Exactly where the nucleus of the problem lies is subject to debate, indeed it may be that no single factor is responsible, but more a congregation of factors.

It is universally recognised that the squad is lacking in specific areas. Namely, the acquisition of a world class ball winner since club legend Patrick Vieira departed for the bright lights and fashionistas of Milan in 2005, incidentally the last time The Gunners lifted silverware. There have been some contenders for the role, namely youngsters Mathieu Flamini and Lassana Diarra, but with neither deemed good enough they soon moved to pastures new, where they have since amassed 6 trophies between them.

The club has also lacked a truly great shot stopper since goalkeepers David Seaman and Jens Lehmann left the club, as well as badly needing the goal-scoring instincts of a predatory striker; it would seem the spectre of Thierry Henry still looms large at the Emirates.

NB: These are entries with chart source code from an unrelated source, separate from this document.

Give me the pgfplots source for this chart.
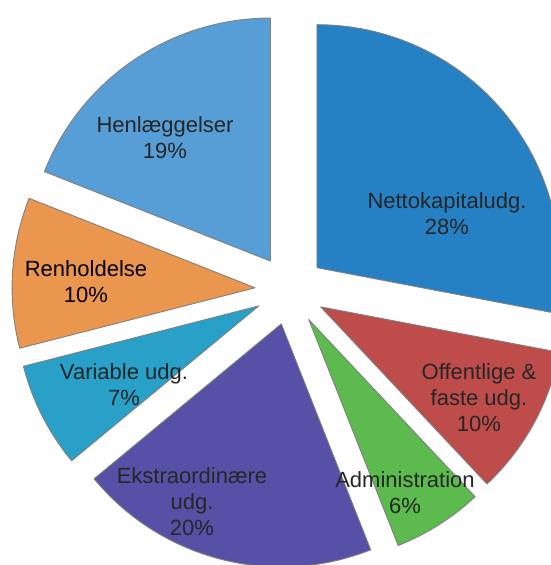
\documentclass[border=0pt]{standalone}
\usepackage{pgfplots}
\pgfplotsset{compat=1.18}
\usepackage{fontspec}
\setmainfont{Liberation Sans}
\definecolor{cNet}{RGB}{38,128,196}
\definecolor{cOff}{RGB}{190,76,74}
\definecolor{cAdm}{RGB}{92,186,78}
\definecolor{cEks}{RGB}{86,80,166}
\definecolor{cVar}{RGB}{40,160,200}
\definecolor{cRen}{RGB}{234,150,78}
\definecolor{cHen}{RGB}{88,158,214}
% #1 cumulative start (percent), #2 share (percent), #3 colour
\newcommand\slice[3]{%
  \fill[#3, draw=black!50, line width=0.9pt, line join=round]
    (axis cs:290,275) ++({90-3.6*(#1+0.5*#2)}:35pt)
    -- ++({90-3.6*(#1)}:243pt)
    arc[start angle={90-3.6*(#1)}, end angle={90-3.6*(#1+#2)}, radius=243pt]
    -- cycle;}
\begin{document}
\begin{tikzpicture}
\begin{axis}[scale only axis, width=551pt, height=565pt,
  xmin=0, xmax=551, ymin=0, ymax=565, hide axis, clip=true]
\slice{0}{28}{cNet}
\slice{28}{10}{cOff}
\slice{38}{6}{cAdm}
\slice{44}{20}{cEks}
\slice{64}{7}{cVar}
\slice{71}{10}{cRen}
\slice{81}{19}{cHen}
\tikzset{lab/.style={align=center, font=\fontsize{22}{26}\selectfont, text=black!85}}
\node[lab] at (axis cs:165,427) {Henlæggelser\\19\%};
\node[lab] at (axis cs:447,351) {Nettokapitaludg.\\28\%};
\node[lab, text=black] at (axis cs:86,283) {Renholdelse\\10\%};
\node[lab] at (axis cs:124,180) {Variable udg.\\7\%};
\node[lab] at (axis cs:192,63) {Ekstraordinære\\udg.\\20\%};
\node[lab] at (axis cs:479,167) {Offentlige \&\\faste udg.\\10\%};
\node[lab] at (axis cs:405,72) {Administration\\6\%};
\end{axis}
\pgfresetboundingbox
\path (current axis.south west) rectangle (current axis.north east);
\end{tikzpicture}
\end{document}
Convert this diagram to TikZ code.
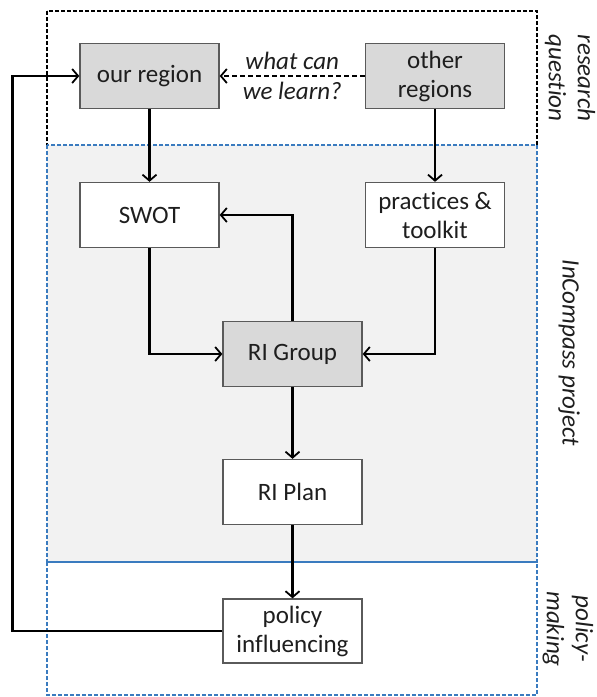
\documentclass[tikz,border=0pt]{standalone}
\usepackage{fontspec}
\setmainfont{Carlito}[Ligatures=NoCommon]
\usetikzlibrary{arrows.meta}
\definecolor{nodegray}{HTML}{D9D9D9}
\definecolor{regiongray}{HTML}{F2F2F2}
\definecolor{dashblue}{HTML}{3A7BBF}
\definecolor{bordergray}{HTML}{5A5A5A}
\definecolor{txt}{HTML}{1E1E1E}
\begin{document}
\begin{tikzpicture}[x=1pt,y=-1pt,
  box/.style={draw=bordergray,line width=1.3pt,minimum width=139pt,minimum height=65pt,align=center,inner sep=0pt,text=txt,font=\fontsize{25}{29}\selectfont},
  graybox/.style={box,fill=nodegray},
  whitebox/.style={box,fill=white},
  conn/.style={line width=2.2pt,-{Straight Barb[length=6pt,width=14pt,line width=1.8pt]}},
  region/.style={dash pattern=on 4pt off 2pt,line width=1.2pt},
  side/.style={rotate=-90,align=center,text=txt,font=\itshape\fontsize{25}{29}\selectfont}
]
\useasboundingbox (0,0) rectangle (597,697);
% regions
\draw[region,draw=black] (47,11) rectangle (537,145);
\draw[region,draw=dashblue,fill=regiongray] (47,145) rectangle (537,562);
\draw[region,draw=dashblue] (47,562) rectangle (537,695);
% side labels
\node[side] (lq) at (570,78) {research\\question};
\node[side] (lp) at (569,353) {InCompass project};
\node[side] (lm) at (568,629) {policy-\\making};
% nodes
\node[graybox] (our) at (149.5,76) {our region};
\node[graybox] (oth) at (435,76) {other\\regions};
\node[whitebox] (swot) at (149.5,215) {SWOT};
\node[whitebox] (prac) at (435,215) {practices \&\\toolkit};
\node[graybox] (rig) at (292.5,354) {RI Group};
\node[whitebox] (rip) at (292.5,492) {RI Plan};
\node[whitebox,minimum height=64pt] (pol) at (292.5,631) {policy\\influencing};
\coordinate (loopx) at (12.5,0);
% connectors
\draw[conn,dash pattern=on 5pt off 3pt,line width=1.8pt] (oth.west) -- (our.east)
  node[midway,align=center,text=txt,font=\itshape\fontsize{25}{30}\selectfont] (lbl) {what can\\we learn?};
\draw[conn] (our) -- (swot);
\draw[conn] (oth) -- (prac);
\draw[conn] (swot.south) |- (rig.west);
\draw[conn] (prac.south) |- (rig.east);
\draw[conn] (rig.north) |- (swot.east);
\draw[conn] (rig) -- (rip);
\draw[conn] (rip) -- (pol);
\draw[conn] (pol.west) -- (pol.west -| loopx) |- (our.west);
\end{tikzpicture}
\end{document}
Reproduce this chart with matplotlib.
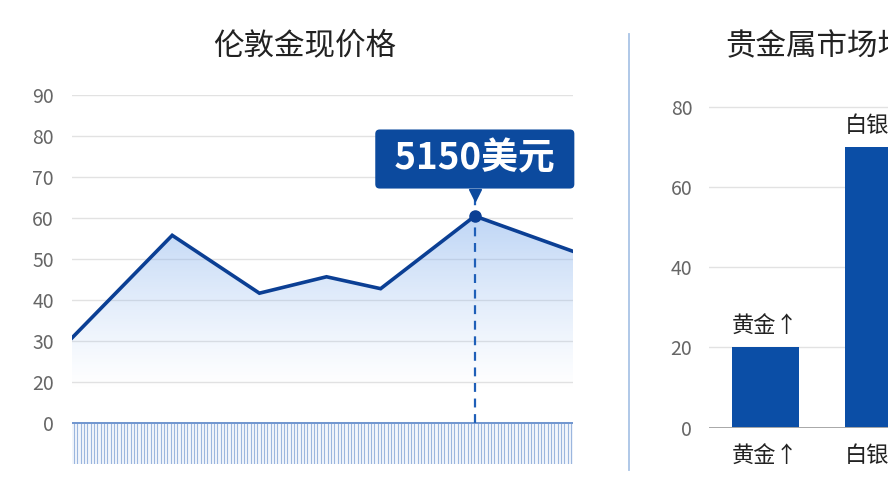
import numpy as np
import matplotlib.pyplot as plt
from matplotlib.patches import Polygon

plt.rcParams['font.family'] = ['Noto Sans CJK SC', 'DejaVu Sans']

# 伦敦金现价格 (left line chart)
line_title = '伦敦金现价格'
line_x = [0, 20, 37.4, 50.8, 61.6, 80.4, 100]
line_y = [30.8, 55.8, 41.7, 45.7, 42.8, 60.5, 51.9]
peak_label = '5150美元'
peak_idx = 5
y_tick_pos = [10, 20, 30, 40, 50, 60, 70, 80, 90]
y_tick_lab = ['0', '20', '30', '40', '50', '60', '70', '80', '90']

# 贵金属市场 (right bar chart)
bar_title = '贵金属市场均价'
bar_cats = ['黄金↑', '白银↑']
bar_vals = [20, 70]
bar_ticks = [0, 20, 40, 60, 80]

navy = '#0b3f94'
box_blue = '#0c4a9e'
bar_blue = '#0b4ea6'
grid_c = '#e2e2e2'
tick_c = '#666666'

W, H = 888, 500
fig = plt.figure(figsize=(W / 100, H / 100), dpi=100)
fig.patch.set_facecolor('white')

def px(l, b, r, t):
    return [l / W, (H - b) / H, (r - l) / W, (b - t) / H]

# ---------- left: line chart ----------
ax = fig.add_axes(px(72, 464.3, 573, 95))
ax.set_xlim(0, 100)
ax.set_ylim(0, 90)
for s in ax.spines.values():
    s.set_visible(False)
ax.set_yticks(y_tick_pos)
ax.set_yticklabels(y_tick_lab)
ax.tick_params(axis='y', length=0, pad=13, labelsize=14, labelcolor=tick_c)
ax.set_xticks([])
for v in y_tick_pos[1:]:
    ax.axhline(v, color=grid_c, lw=1, zorder=0)

# gradient area under the line
grad = np.zeros((256, 1, 4))
grad[:, 0, 0] = 0.53
grad[:, 0, 1] = 0.70
grad[:, 0, 2] = 0.93
grad[:, 0, 3] = np.linspace(0.62, 0.0, 256) ** 1.2
im = ax.imshow(grad, extent=[0, 100, 18, 62], aspect='auto', origin='upper', zorder=1)
poly = Polygon(list(zip(line_x, line_y)) + [(100, 10), (0, 10)], closed=True,
               transform=ax.transData, facecolor='none', edgecolor='none')
ax.add_patch(poly)
im.set_clip_path(poly)

ax.plot(line_x, line_y, color=navy, lw=2.6, zorder=4, solid_joinstyle='miter')
ax.plot(line_x[peak_idx], line_y[peak_idx], 'o', color=navy, ms=8, zorder=5)

# striped band under the axis
ax.axhspan(0, 10, color='#f2f6fc', zorder=1, lw=0)
xs = np.linspace(0.4, 99.6, 150)
ax.vlines(xs, 0, 10, color='#9bb6de', lw=0.8, zorder=2)
ax.axhline(10, color='#6f95cf', lw=1.4, zorder=3)

# dashed marker line + label box
px_peak = line_x[peak_idx]
ax.vlines(px_peak, 10, 66.5, color='#1f5fb8', lw=1.6, linestyles=(0, (4, 3)), zorder=3)
ax.plot(px_peak, 65.6, marker='v', ms=8, color=box_blue, zorder=6)
ax.text(px_peak, 74.4, ' ' + peak_label + ' ', ha='center', va='center', color='white',
        fontsize=26.5, fontweight='bold', zorder=7,
        bbox=dict(boxstyle='round,pad=0.3,rounding_size=0.12', fc=box_blue, ec='none'))

fig.text(305 / W, 1 - 46 / H, line_title, ha='center', va='center',
         fontsize=22, color='#222222')

# separator
fig.add_artist(plt.Line2D([629 / W, 629 / W], [1 - 34 / H, 1 - 470 / H],
                          color='#a9c4e6', lw=1.3))

# ---------- right: bar chart ----------
bx = fig.add_axes(px(709, 427.7, 709 + 2 * 113, 86.6))
bx.set_xlim(-0.5, 1.5)
bx.set_ylim(0, 85)
for s in bx.spines.values():
    s.set_visible(False)
bx.set_yticks(bar_ticks)
bx.tick_params(axis='y', length=0, pad=12, labelsize=14, labelcolor=tick_c)
for v in bar_ticks[1:]:
    bx.axhline(v, color=grid_c, lw=1, zorder=0)
bx.axhline(0, color='#a8a8a8', lw=1.4, zorder=3)
bars = bx.bar(range(len(bar_cats)), bar_vals, width=0.59, color=bar_blue, zorder=2)
bx.bar_label(bars, labels=bar_cats, padding=7, fontsize=16, color='#222222')
bx.set_xticks(range(len(bar_cats)))
bx.set_xticklabels(bar_cats)
bx.tick_params(axis='x', length=0, pad=12, labelsize=16, labelcolor='#222222')

fig.text(725 / W, 1 - 46 / H, bar_title, ha='left', va='center',
         fontsize=22, color='#222222')

fig.savefig('out.png', dpi=100)
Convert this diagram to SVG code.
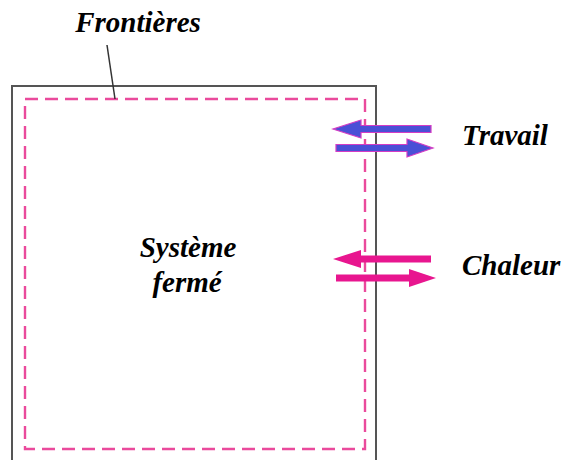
<svg xmlns="http://www.w3.org/2000/svg" width="566" height="460" viewBox="0 0 566 460">
<style>
.lbl{font-family:"Liberation Serif","Times New Roman",serif;font-weight:bold;font-style:italic;font-size:29px;fill:#000}
.work{fill:#4a4fd6;stroke:#d43cc4;stroke-width:1.2}
.heat{fill:#e8168f}
</style>
<rect width="566" height="460" fill="#fff"/>
<g id="boundary">
<path d="M12,462 V86 H376 V462" fill="none" stroke="#555" stroke-width="2"/>
<rect x="25" y="99" width="340" height="350" fill="none" stroke="#ea4a9c" stroke-width="2.4" stroke-dasharray="13,7"/>
</g>
<g id="frontieres">
<text class="lbl" x="138" y="32" text-anchor="middle">Frontières</text>
</g>
<g id="systeme">
<text class="lbl" x="188" y="257" text-anchor="middle">Système</text>
<text class="lbl" x="187" y="292" text-anchor="middle">fermé</text>
</g>
<g id="travail">
<text class="lbl" x="462" y="145">Travail</text>
</g>
<g id="chaleur">
<text class="lbl" x="462" y="275">Chaleur</text>
</g>
<g id="connectors">
<line x1="107" y1="45" x2="115" y2="99" stroke="#333" stroke-width="1.5"/>
<path class="work" d="M431,125.5 V132.5 H361 V138 L333,129 L361,120 V125.5 Z"/>
<path class="work" d="M336,144.5 V151.5 H407 V157 L433,148 L407,139 V144.5 Z"/>
<path class="heat" d="M431,255.5 V262.5 H361 V268 L333,259 L361,250 V255.5 Z"/>
<path class="heat" d="M336,274.5 V281.5 H409 V287 L436,278 L409,269 V274.5 Z"/>
</g>
</svg>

It is true that Arsenal have not spent as much as their rivals in the transfer market in recent years and the club cannot afford to simply throw money at problems the way other clubs can. However, questions must be raised concerning Arsenal’s activity (or lack thereof) in the transfer market and it is here that Arsene Wenger must face scrutiny.

Of course Wenger is a world-class coach; no-one can deny that, his record speaks for itself. But his powers do seem to be on the wane and in recent years The Professor has looked more akin to an aging, punch-drunk boxer who just doesn’t know when to call it a day.

Now there is no doubt Wenger has heart and nerve and he has proven critics wrong in the past, but he lacks the guile of his Manchester United counterpart Alex Ferguson, a man who has evolved his style to fit the times and remain successful over the years. Wenger, so often the architect of his own downfall, lacks such panache. Undeniably he is a great tactician, with a beautiful philosophy of passing football and perhaps he did build the best team many of us have ever seen, but he seems to be struggling to adapt his methods to a sport that evolves so fast.

Indeed, his reluctance to spend big in the transfer market seems to directly contribute to the lack of silverware. Much to the chagrin of Gunners fans there has been big money to spend, but Wenger has elected not to do so. To further crystallise this point, he seems to be turning Arsenal into a selling club, offloading the clubs most talented players at the close of each season and failing to find adequate replacements.  The Manchester clubs were notable beneficiaries of Arsenal’s new status as a ‘feeder club’.  Hardly surprising that both clubs have won the premier league in subsequent seasons.

Wenger points to successive top four finishes every season since he took charge, and the thrall of Champions League football outstripping the need for silverware but he is fooling nobody. He must look at ways to return Arsenal to the domestic force they once were, or step aside and let someone else have a go.